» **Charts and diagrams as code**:
▬▬▬
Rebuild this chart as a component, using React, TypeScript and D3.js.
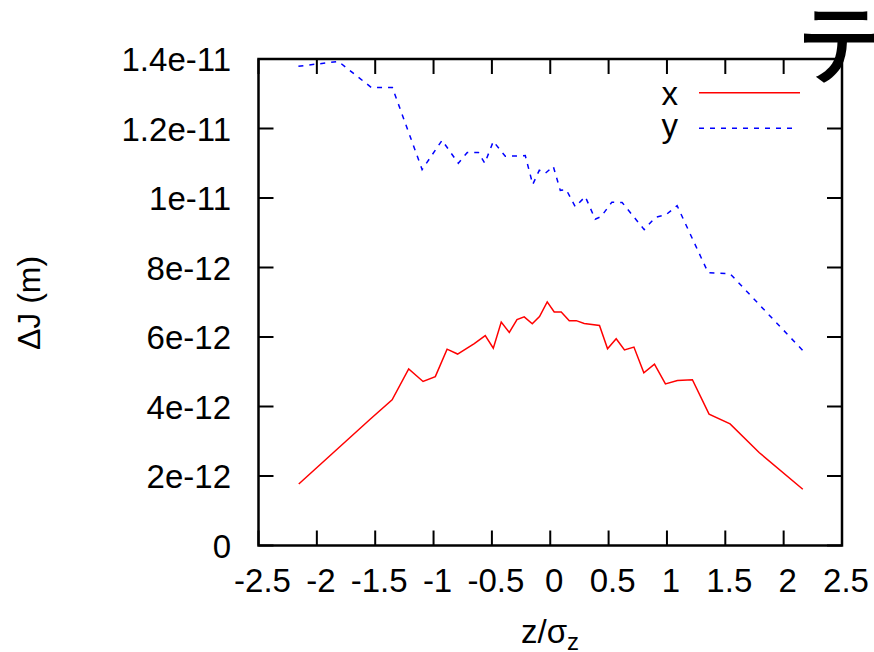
import React from "react";
import * as d3 from "d3";

// data (x in z/sigma_z, y in units of 1e-12 m)
const xSeriesX = [-2.155, -1.541, -1.355, -1.213, -1.09, -0.985, -0.884, -0.794, -0.651, -0.557, -0.488, -0.42, -0.351, -0.285, -0.223, -0.154, -0.092, -0.026, 0.034, 0.094, 0.163, 0.223, 0.291, 0.422, 0.491, 0.565, 0.636, 0.717, 0.802, 0.893, 0.987, 1.09, 1.218, 1.361, 1.541, 1.792, 2.164];
const xSeriesY = [1.77, 3.64, 4.19, 5.08, 4.72, 4.86, 5.65, 5.51, 5.81, 6.04, 5.68, 6.43, 6.13, 6.5, 6.58, 6.38, 6.59, 7.01, 6.72, 6.72, 6.47, 6.47, 6.39, 6.33, 5.66, 5.95, 5.63, 5.71, 4.97, 5.22, 4.65, 4.75, 4.77, 3.78, 3.5, 2.67, 1.62];

const ySeriesX = [-2.158, -1.815, -1.533, -1.353, -1.098, -0.927, -0.788, -0.711, -0.616, -0.561, -0.488, -0.385, -0.214, -0.15, -0.094, -0.043, 0.026, 0.086, 0.137, 0.214, 0.3, 0.385, 0.437, 0.528, 0.616, 0.805, 0.899, 0.993, 1.087, 1.353, 1.541, 2.164];
const ySeriesY = [13.79, 13.93, 13.18, 13.18, 10.82, 11.66, 11.0, 11.31, 11.31, 11.0, 11.63, 11.2, 11.22, 10.39, 10.8, 10.71, 10.91, 10.22, 10.24, 9.75, 10.04, 9.39, 9.47, 9.88, 9.87, 9.09, 9.44, 9.52, 9.78, 7.85, 7.82, 5.61];

const xTicks = [-2.5, -2, -1.5, -1, -0.5, 0, 0.5, 1, 1.5, 2, 2.5];
const xTickLabels = ["-2.5", "-2", "-1.5", "-1", "-0.5", "0", "0.5", "1", "1.5", "2", "2.5"];
const yTicks = [0, 2, 4, 6, 8, 10, 12, 14];
const yTickLabels = ["0", "2e-12", "4e-12", "6e-12", "8e-12", "1e-11", "1.2e-11", "1.4e-11"];
const seriesNames = ["x", "y"];

const FONT = "'Liberation Sans', Arial, Helvetica, sans-serif";

export default function App() {
  const left = 258.5, right = 842, top = 59, bottom = 545.5;
  const x = d3.scaleLinear().domain([-2.5, 2.5]).range([left, right]);
  const y = d3.scaleLinear().domain([0, 14]).range([bottom, top]);
  const line = d3.line<[number, number]>().x(d => x(d[0])).y(d => y(d[1]));
  const redPts: [number, number][] = xSeriesX.map((v, i) => [v, xSeriesY[i]]);
  const bluePts: [number, number][] = ySeriesX.map((v, i) => [v, ySeriesY[i]]);
  const tl = 15;
  return (
    <svg width={874} height={652} style={{ position: "absolute", left: 0, top: 0, background: "#fff" }} fontFamily={FONT}>
      <rect x={0} y={0} width={874} height={652} fill="#fff" />
      {/* ticks */}
      {xTicks.map((t, i) => (
        <g key={"xt" + i}>
          <line x1={x(t)} x2={x(t)} y1={bottom} y2={bottom - tl} stroke="#000" strokeWidth={2} />
          <line x1={x(t)} x2={x(t)} y1={top} y2={top + tl} stroke="#000" strokeWidth={2} />
          <text x={x(t) + 4} y={592} fontSize={33} textAnchor="middle" fill="#000">{xTickLabels[i]}</text>
        </g>
      ))}
      {yTicks.map((t, i) => (
        <g key={"yt" + i}>
          <line x1={left} x2={left + tl} y1={y(t)} y2={y(t)} stroke="#000" strokeWidth={2} />
          <line x1={right} x2={right - tl} y1={y(t)} y2={y(t)} stroke="#000" strokeWidth={2} />
          <text x={231} y={y(t) + 12} fontSize={33} textAnchor="end" fill="#000">{yTickLabels[i]}</text>
        </g>
      ))}
      {/* data */}
      <path d={line(redPts) || ""} fill="none" stroke="#ff0000" strokeWidth={1.5} />
      <path d={line(bluePts) || ""} fill="none" stroke="#0000ff" strokeWidth={1.5} strokeDasharray="5,6" />
      {/* frame */}
      <rect x={left} y={top} width={right - left} height={bottom - top} fill="none" stroke="#000" strokeWidth={2.5} />
      {/* legend */}
      <text x={678} y={105} fontSize={33} textAnchor="end" fill="#000">{seriesNames[0]}</text>
      <line x1={699} x2={800} y1={92.7} y2={92.7} stroke="#ff0000" strokeWidth={1.5} />
      <text x={678} y={137} fontSize={33} textAnchor="end" fill="#000">{seriesNames[1]}</text>
      <line x1={699} x2={794} y1={128.3} y2={128.3} stroke="#0000ff" strokeWidth={1.5} strokeDasharray="5,6" />
      {/* axis titles */}
      <text transform="translate(40,303) rotate(-90)" fontSize={32} textAnchor="middle" fill="#000">ΔJ (m)</text>
      <text x={550} y={643} fontSize={33} textAnchor="middle" fill="#000">
        z/σ<tspan fontSize={24} dy={7}>z</tspan>
      </text>
      {/* top-right glyph */}
      <text x={796} y={77} fontSize={88} fontWeight={500} fontFamily="'Noto Sans CJK JP', sans-serif" fill="#000">テ</text>
    </svg>
  );
}
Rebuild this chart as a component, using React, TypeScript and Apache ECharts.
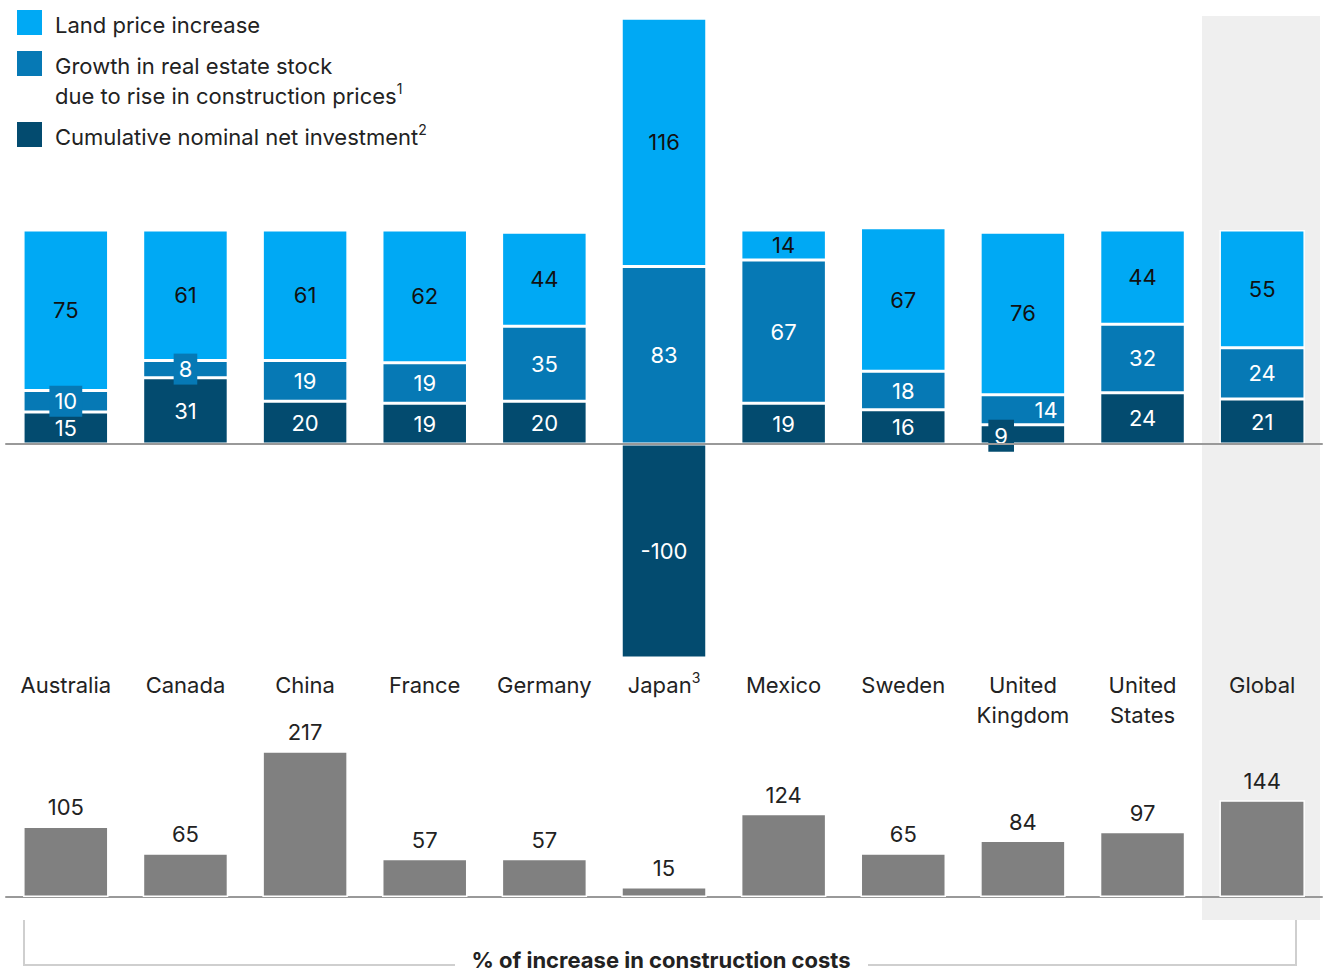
▬▬▬
» **Your task**: What is needed is an exact reproduction of the data, pictures excluded.

» **Solved problem**:
Rebuild this chart as a component, using React, TypeScript and D3.js.
import React from "react";
import * as d3 from "d3";

// data (x in z/sigma_z, y in units of 1e-12 m)
const xSeriesX = [-2.155, -1.541, -1.355, -1.213, -1.09, -0.985, -0.884, -0.794, -0.651, -0.557, -0.488, -0.42, -0.351, -0.285, -0.223, -0.154, -0.092, -0.026, 0.034, 0.094, 0.163, 0.223, 0.291, 0.422, 0.491, 0.565, 0.636, 0.717, 0.802, 0.893, 0.987, 1.09, 1.218, 1.361, 1.541, 1.792, 2.164];
const xSeriesY = [1.77, 3.64, 4.19, 5.08, 4.72, 4.86, 5.65, 5.51, 5.81, 6.04, 5.68, 6.43, 6.13, 6.5, 6.58, 6.38, 6.59, 7.01, 6.72, 6.72, 6.47, 6.47, 6.39, 6.33, 5.66, 5.95, 5.63, 5.71, 4.97, 5.22, 4.65, 4.75, 4.77, 3.78, 3.5, 2.67, 1.62];

const ySeriesX = [-2.158, -1.815, -1.533, -1.353, -1.098, -0.927, -0.788, -0.711, -0.616, -0.561, -0.488, -0.385, -0.214, -0.15, -0.094, -0.043, 0.026, 0.086, 0.137, 0.214, 0.3, 0.385, 0.437, 0.528, 0.616, 0.805, 0.899, 0.993, 1.087, 1.353, 1.541, 2.164];
const ySeriesY = [13.79, 13.93, 13.18, 13.18, 10.82, 11.66, 11.0, 11.31, 11.31, 11.0, 11.63, 11.2, 11.22, 10.39, 10.8, 10.71, 10.91, 10.22, 10.24, 9.75, 10.04, 9.39, 9.47, 9.88, 9.87, 9.09, 9.44, 9.52, 9.78, 7.85, 7.82, 5.61];

const xTicks = [-2.5, -2, -1.5, -1, -0.5, 0, 0.5, 1, 1.5, 2, 2.5];
const xTickLabels = ["-2.5", "-2", "-1.5", "-1", "-0.5", "0", "0.5", "1", "1.5", "2", "2.5"];
const yTicks = [0, 2, 4, 6, 8, 10, 12, 14];
const yTickLabels = ["0", "2e-12", "4e-12", "6e-12", "8e-12", "1e-11", "1.2e-11", "1.4e-11"];
const seriesNames = ["x", "y"];

const FONT = "'Liberation Sans', Arial, Helvetica, sans-serif";

export default function App() {
  const left = 258.5, right = 842, top = 59, bottom = 545.5;
  const x = d3.scaleLinear().domain([-2.5, 2.5]).range([left, right]);
  const y = d3.scaleLinear().domain([0, 14]).range([bottom, top]);
  const line = d3.line<[number, number]>().x(d => x(d[0])).y(d => y(d[1]));
  const redPts: [number, number][] = xSeriesX.map((v, i) => [v, xSeriesY[i]]);
  const bluePts: [number, number][] = ySeriesX.map((v, i) => [v, ySeriesY[i]]);
  const tl = 15;
  return (
    <svg width={874} height={652} style={{ position: "absolute", left: 0, top: 0, background: "#fff" }} fontFamily={FONT}>
      <rect x={0} y={0} width={874} height={652} fill="#fff" />
      {/* ticks */}
      {xTicks.map((t, i) => (
        <g key={"xt" + i}>
          <line x1={x(t)} x2={x(t)} y1={bottom} y2={bottom - tl} stroke="#000" strokeWidth={2} />
          <line x1={x(t)} x2={x(t)} y1={top} y2={top + tl} stroke="#000" strokeWidth={2} />
          <text x={x(t) + 4} y={592} fontSize={33} textAnchor="middle" fill="#000">{xTickLabels[i]}</text>
        </g>
      ))}
      {yTicks.map((t, i) => (
        <g key={"yt" + i}>
          <line x1={left} x2={left + tl} y1={y(t)} y2={y(t)} stroke="#000" strokeWidth={2} />
          <line x1={right} x2={right - tl} y1={y(t)} y2={y(t)} stroke="#000" strokeWidth={2} />
          <text x={231} y={y(t) + 12} fontSize={33} textAnchor="end" fill="#000">{yTickLabels[i]}</text>
        </g>
      ))}
      {/* data */}
      <path d={line(redPts) || ""} fill="none" stroke="#ff0000" strokeWidth={1.5} />
      <path d={line(bluePts) || ""} fill="none" stroke="#0000ff" strokeWidth={1.5} strokeDasharray="5,6" />
      {/* frame */}
      <rect x={left} y={top} width={right - left} height={bottom - top} fill="none" stroke="#000" strokeWidth={2.5} />
      {/* legend */}
      <text x={678} y={105} fontSize={33} textAnchor="end" fill="#000">{seriesNames[0]}</text>
      <line x1={699} x2={800} y1={92.7} y2={92.7} stroke="#ff0000" strokeWidth={1.5} />
      <text x={678} y={137} fontSize={33} textAnchor="end" fill="#000">{seriesNames[1]}</text>
      <line x1={699} x2={794} y1={128.3} y2={128.3} stroke="#0000ff" strokeWidth={1.5} strokeDasharray="5,6" />
      {/* axis titles */}
      <text transform="translate(40,303) rotate(-90)" fontSize={32} textAnchor="middle" fill="#000">ΔJ (m)</text>
      <text x={550} y={643} fontSize={33} textAnchor="middle" fill="#000">
        z/σ<tspan fontSize={24} dy={7}>z</tspan>
      </text>
      {/* top-right glyph */}
      <text x={796} y={77} fontSize={88} fontWeight={500} fontFamily="'Noto Sans CJK JP', sans-serif" fill="#000">テ</text>
    </svg>
  );
}
Rebuild this chart as a component, using React, TypeScript and Apache ECharts.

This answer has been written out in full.